Digital data storage devices are utilized for storing information for use by data processing systems including computer systems. One commonly used data storage medium is tape storage, used in tape libraries, well suited for backup operations as well as for providing archival and retrieval operations for vast quantities of information content. In this regard, optical storage is also known for voluminous content storage and retrieval.
Tape libraries are known in the art. An example tape library comprises a semi-cylindrical array of tape cartridge storage slots aligned generally along a fixed radius of curvature. A central cartridge inventory is maintained by a library controller, so that logical requests for a particular drive and cartridge may be translated by the library controller into physical device locations and electromechanical operations. In this prior example, a media loader includes a robotic arm rotating at a focus of the cylindrical segment that is elevated and rotated to a particular cartridge storage slot. A picker-gripper mechanism of the arm then “picks” and “grips” the cartridge stored in the slot and moves the cartridge out of the slot and into a temporary transport slot of the arm. The robotic arm is then commanded to perform a second rotation/elevation operation in order to present the retrieved tape cartridge to a loading tray of the selected tape drive, and the tape drive then loads the cartridge and threads the tape for recording/playback operations, following initial setup and calibration routines conventional with tape drives. The drive may be one of several drives accessible by the robotic arm.
Each tape in the library can be recorded on, and read from, by different tape drives in that library and in other libraries. Interchangeability of tapes written by different tape drive (magnetic recording devices) is difficult because different tape drive heads have different record/playback performance on the same tape, causing different error rates. During a write process, data blocks are written and then read back to check for errors (e.g., CRC check). Bad blocks (e.g., blocks that fail the CRC check) are re-written, wherein a good reader/writer head pair does not re-write many blocks but a weak reader/writer pair re-writes many blocks. These blocks are usually re-written on a different reader/writer pair in a different location on tape to overcome said read errors. As such, if a tape drive includes good reader/writer heads, writing on a tape with the good reader/writer pair does not require rewriting many blocks because the reader/writer can transfer data to/from the tape with high quality. However, when data blocks are successfully written on a tape in a first tape drive, and then during a read process an attempt is made to read those blocks from the tape using a second tape drive with a weak reader, the second tape drive may generate a hard read error. A hard read error is generated if too many bad blocks (i.e., errors) are found during the read process, and the tape drive cannot correct those errors. Once a hard read error is generated, the tape drive cannot continue reading data and customer data may not be recovered.
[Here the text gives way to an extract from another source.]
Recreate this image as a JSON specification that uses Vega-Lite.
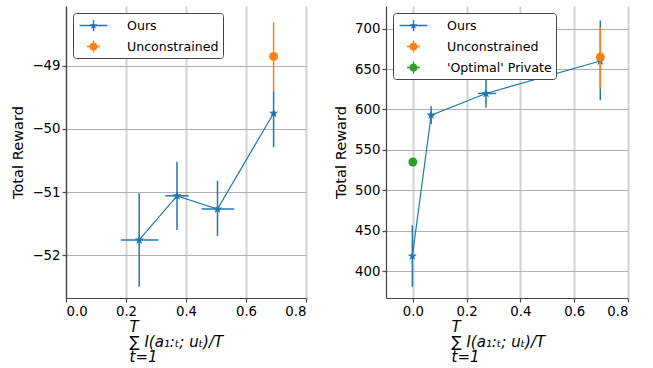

Multiple manufacturers of the tape drive heads further complicate the ability to insure media (e.g., tape) interchange in removable media devices (e.g., tape drive) with essentially the same error performance. Prior approaches, attempt to solve this problem by tightening the specifications of the magnetic recording devices, or heads, such that all devices perform the same or as close as possible in record/playback operation. By tightening the tolerances so that all heads are built essentially exactly the same, each head provides similar error performance as others. However, because it is unlikely for one manufacturer to make all the heads exactly the same, it is even more unlikely that multiple manufactures can produce heads that are within this tightened specification.
There is, therefore, an unsolved need for improving error performance in removable and interchangeble media devices.